SET TASK: Skip the pictures, please, and write out exactly the lines from the opening of the data through the line containing "XAxis, YAxis, ReferenceLine".

DATASET SECTION:

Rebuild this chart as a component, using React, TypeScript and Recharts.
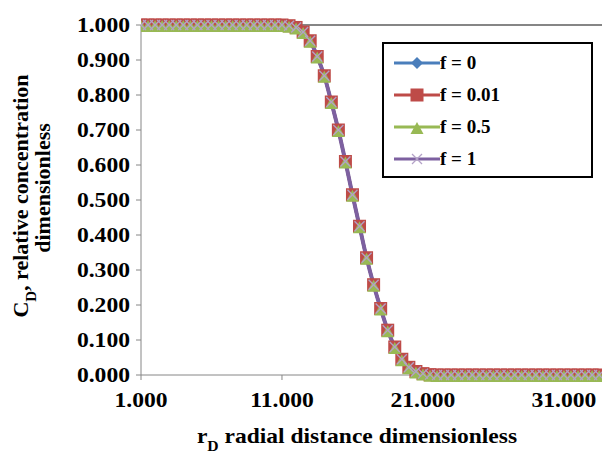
import { ComposedChart, Line, XAxis, YAxis, ReferenceLine } from "recharts"

// radial distance (dimensionless)
const rD = [
  1, 1.5, 2, 2.5, 3, 3.5, 4, 4.5, 5, 5.5, 6, 6.5, 7, 7.5, 8, 8.5, 9, 9.5, 10, 10.5, 11,
  11.5, 12, 12.5, 13, 13.5, 14, 14.5, 15, 15.5, 16, 16.5, 17, 17.5, 18, 18.5, 19, 19.5, 20, 20.5, 21, 21.5,
  22, 22.5, 23, 23.5, 24, 24.5, 25, 25.5, 26, 26.5, 27, 27.5, 28, 28.5, 29, 29.5, 30, 30.5, 31, 31.5, 32, 32.5, 33, 33.5,
]

const f0 = [
  1, 1, 1, 1, 1, 1, 1, 1, 1, 1, 1, 1, 1, 1, 1, 1, 1, 1, 1, 1, 1,
  0.998, 0.993, 0.98, 0.955, 0.91, 0.855, 0.78, 0.7, 0.61, 0.515, 0.425, 0.335, 0.258, 0.19, 0.128, 0.08, 0.045, 0.022, 0.01, 0.004, 0.001,
  0, 0, 0, 0, 0, 0, 0, 0, 0, 0, 0, 0, 0, 0, 0, 0, 0, 0, 0, 0, 0, 0, 0, 0,
]
const f001 = [
  1, 1, 1, 1, 1, 1, 1, 1, 1, 1, 1, 1, 1, 1, 1, 1, 1, 1, 1, 1, 1,
  0.998, 0.993, 0.98, 0.955, 0.91, 0.855, 0.78, 0.7, 0.61, 0.515, 0.425, 0.335, 0.258, 0.19, 0.128, 0.08, 0.045, 0.022, 0.01, 0.004, 0.001,
  0, 0, 0, 0, 0, 0, 0, 0, 0, 0, 0, 0, 0, 0, 0, 0, 0, 0, 0, 0, 0, 0, 0, 0,
]
const f05 = [
  1, 1, 1, 1, 1, 1, 1, 1, 1, 1, 1, 1, 1, 1, 1, 1, 1, 1, 1, 1, 1,
  0.998, 0.993, 0.98, 0.955, 0.91, 0.855, 0.78, 0.7, 0.61, 0.515, 0.425, 0.335, 0.258, 0.19, 0.128, 0.08, 0.045, 0.022, 0.01, 0.004, 0.001,
  0, 0, 0, 0, 0, 0, 0, 0, 0, 0, 0, 0, 0, 0, 0, 0, 0, 0, 0, 0, 0, 0, 0, 0,
]
const f1 = [
  1, 1, 1, 1, 1, 1, 1, 1, 1, 1, 1, 1, 1, 1, 1, 1, 1, 1, 1, 1, 1,
  0.998, 0.993, 0.98, 0.955, 0.91, 0.855, 0.78, 0.7, 0.61, 0.515, 0.425, 0.335, 0.258, 0.19, 0.128, 0.08, 0.045, 0.022, 0.01, 0.004, 0.001,
  0, 0, 0, 0, 0, 0, 0, 0, 0, 0, 0, 0, 0, 0, 0, 0, 0, 0, 0, 0, 0, 0, 0, 0,
]

const xTicks = [1, 11, 21, 31]
const yTicks = [0, 0.1, 0.2, 0.3, 0.4, 0.5, 0.6, 0.7, 0.8, 0.9, 1]

const data = rD.map((x, i) => ({ x, f0: f0[i], f001: f001[i], f05: f05[i], f1: f1[i] }))

const FONT = "Liberation Serif, DejaVu Serif, Times New Roman, serif"

const Diamond = ({ cx, cy, fill }: any) => (
  <polygon points={`${cx},${cy - 6} ${cx + 6},${cy} ${cx},${cy + 6} ${cx - 6},${cy}`} fill={fill} />
)
const Square = ({ cx, cy, fill }: any) => (
  <rect x={cx - 6.5} y={cy - 6.5} width={13} height={13} fill={fill} />
)
const Triangle = ({ cx, cy, fill }: any) => (
  <polygon points={`${cx},${cy - 5} ${cx + 6.5},${cy + 7} ${cx - 6.5},${cy + 7}`} fill={fill} />
)
const Cross = ({ cx, cy, fill }: any) => (
  <g stroke={fill} strokeWidth={1.3}>
    <line x1={cx - 5} y1={cy - 5} x2={cx + 5} y2={cy + 5} />
    <line x1={cx - 5} y1={cy + 5} x2={cx + 5} y2={cy - 5} />
  </g>
)

const series = [
  { key: "f0", name: "f = 0", color: "#4A7EBB", marker: "#4A7EBB", Shape: Diamond },
  { key: "f001", name: "f = 0.01", color: "#BE4B48", marker: "#BE4B48", Shape: Square },
  { key: "f05", name: "f = 0.5", color: "#98B954", marker: "#98B954", Shape: Triangle },
  { key: "f1", name: "f = 1", color: "#7D60A0", marker: "#B3A2C7", Shape: Cross },
]

const YTick = ({ x, y, payload }: any) => (
  <text
    transform={`translate(${x - 4},${y}) scale(1.18,1)`}
    textAnchor="end"
    dy="0.34em"
    style={{ fontFamily: FONT, fontWeight: 700, fontSize: 20, fill: "#000" }}
  >
    {payload.value.toFixed(3)}
  </text>
)

const XTick = ({ x, y, payload }: any) => (
  <text
    transform={`translate(${x},${y + 25}) scale(1.18,1)`}
    textAnchor="middle"
    style={{ fontFamily: FONT, fontWeight: 700, fontSize: 20, fill: "#000" }}
  >
    {payload.value.toFixed(3)}
  </text>
)

export default function App() {
  return (
    <div style={{ position: "relative", width: 602, height: 453, background: "#fff" }}>
      <style>{`body{margin:0}`}</style>
      <ComposedChart
        width={602}
        height={453}
        data={data}
        margin={{ top: 25, right: 0, bottom: 28, left: 0 }}
      >
        <XAxis
          dataKey="x"
          type="number"
          domain={[1, 33.7]}
          ticks={xTicks}
          allowDataOverflow
          tick={<XTick />}
          tickSize={5}
          height={50}
          stroke="#868686"
          tickLine={{ stroke: "#868686" }}
        />
        <YAxis
          type="number"
          domain={[0, 1]}
          ticks={yTicks}
          tick={<YTick />}
          tickSize={5}
          width={141}
          stroke="#868686"
          tickLine={{ stroke: "#868686" }}
        />
        <ReferenceLine y={1} stroke="#868686" strokeWidth={2} />
        {series.map((s) => (
          <Line
            key={s.key}
            dataKey={s.key}
            name={s.name}
            type="monotone"
            stroke={s.color}
            strokeWidth={s.key === "f1" ? 4 : 3}
            isAnimationActive={false}
            dot={(p: any) => <s.Shape key={`${s.key}-${p.index}`} cx={p.cx} cy={p.cy} fill={s.marker} />}
            activeDot={false}
          />
        ))}
        <text
          transform="translate(28,196) rotate(-90)"
          textAnchor="middle"
          style={{ fontFamily: FONT, fontWeight: 700, fontSize: 22 }}
        >
          C<tspan baselineShift="sub" fontSize={15}>D</tspan>, relative concentration
        </text>
        <text
          transform="translate(50,188) rotate(-90)"
          textAnchor="middle"
          style={{ fontFamily: FONT, fontWeight: 700, fontSize: 22 }}
        >
          dimensionless
        </text>
        <text
          transform="translate(357,443) scale(1.12,1)"
          textAnchor="middle"
          style={{ fontFamily: FONT, fontWeight: 700, fontSize: 21 }}
        >
          r<tspan baselineShift="sub" fontSize={14}>D</tspan> radial distance dimensionless
        </text>
      </ComposedChart>

      <div
        style={{
          position: "absolute",
          left: 382,
          top: 42,
          width: 207,
          height: 132,
          border: "2px solid #000",
          background: "#fff",
          fontFamily: FONT,
          fontWeight: 700,
          fontSize: 19,
        }}
      >
        {series.map((s, i) => (
          <div
            key={s.key}
            style={{ position: "absolute", left: 10, top: 6 + i * 32, height: 26, display: "flex", alignItems: "center" }}
          >
            <svg width={46} height={20}>
              <line x1={0} y1={10} x2={46} y2={10} stroke={s.color} strokeWidth={3} />
              <s.Shape cx={23} cy={10} fill={s.marker} />
            </svg>
            <span>{s.name}</span>
          </div>
        ))}
      </div>
    </div>
  )
}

TASK RESPONSE:
Rebuild this chart as a component, using React, TypeScript and Recharts.
import { ComposedChart, Line, XAxis, YAxis, ReferenceLine } from "recharts"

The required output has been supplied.